What should we all have learned from the whole leftwingnut obsession with the nickname of Washington, D.C.'s NFL franchise? (1) That what is "offensive" is in the ear of the be-hearer; (2) that, as the WaPo itself polled and reported last week, much to their evident consternation, ninety percent - or as close to "ALL" as any poll ever gets - of Original Americans either have no problem with the nickname "Redskins" or Washington, D.C.'s NFL franchise using it, and many of them actually like it and find it flattering because it denotes badassery - which is usually construed as a good thing in professional football; and (3) liberals are condescending, authoritarian racists who force their preferences on everybody else, including demographics on whose unwanted behalf they purport to be arguing.
Which leads to condescending, authoritarian, racist op-eds like this one:
But a couple of other aspects of the poll struck us as noteworthy. One was that more than half of respondents had heard little or nothing about this controversy.
Which ought to be revelatory of how NOT a "controversy" this contrived teapot tempest really is.

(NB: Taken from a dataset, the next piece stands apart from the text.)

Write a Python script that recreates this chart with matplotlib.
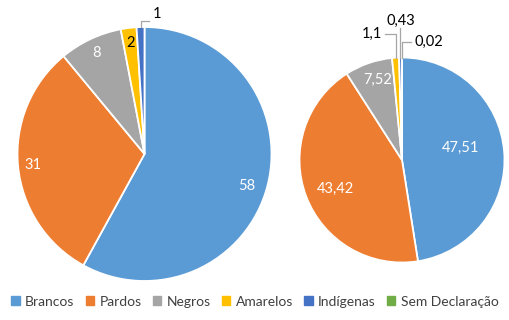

The other was that 21% said they found the word disrespectful, even if they weren’t personally bothered by the team’s use of the name, with another 6% declining to express a view.
i.e. The wouldn't walk up to an Original American on the street and call him/her a "redskin" - just for the record, I wouldn't, either - but consider it no big deal, and kinda cool, as a football team's mascot - as I do. And I appear to have a whole lot more company on my island than that WaPo has on their sciff of busybodying buttinskyism.
Where does that leave us? We’ve always made clear that we think fans who embrace the name do so without racist feeling or intent.
How generous of them.
But we also are clear that the term originates in an era when Indians were considered less than human and were often treated accordingly. References to scalping, war whoops and tomahawk chops hark back to that era and perpetuate stereotypes that can be hurtful, especially to [Original] American children.
Evidently not, unless they're raised to be professional offense-takers like the WaPo editorial board.
Nine out of every ten North American Indians do not consider the term "redskin" to be offensive. That ought to count for something, even in a "sit down and shut up" sense. The feathered man does not need the Left's unsolicited succor.
One WaPo writer actually now gets it, mostly likely to the detriment of his career path:
Still, non-Indian critics like me can’t ignore the poll results or pretend they make no difference. Those who have opposed the team name include more than a quarter of Washington-area residents, along with [Barack] Obama, Mayor Muriel E. Bowser and fifty Democrat U.S. senators.
Or, in other words, all the people who DON'T matter and whose opinions are the least relevant.
Many of us thought we were defending a group that needed support.
But never asked for it.
But it feels presumptuous for us to say we know Indians’ interests better than they do. We can’t credibly claim that nine out of ten Indians somehow just don’t realize they’re being insulted.
Indeed. Which is precisely why Redskins owner Daniel Snyder hasn't buckled to the obnoxious pressure and bullying tactics of all those people who don't matter and whose opinions are irrelevant. The other reason is because it's not their damn team, and they are not the market his organization is serving.
Time to (heh) move on, libs, and take solace in the fact that the 'Skins are usually among the worst franchises in the National Football League. If they continue to suck long and badly enough, the market may yet give the WaPo editorial board what they want.
Hope does spring eternal, after all.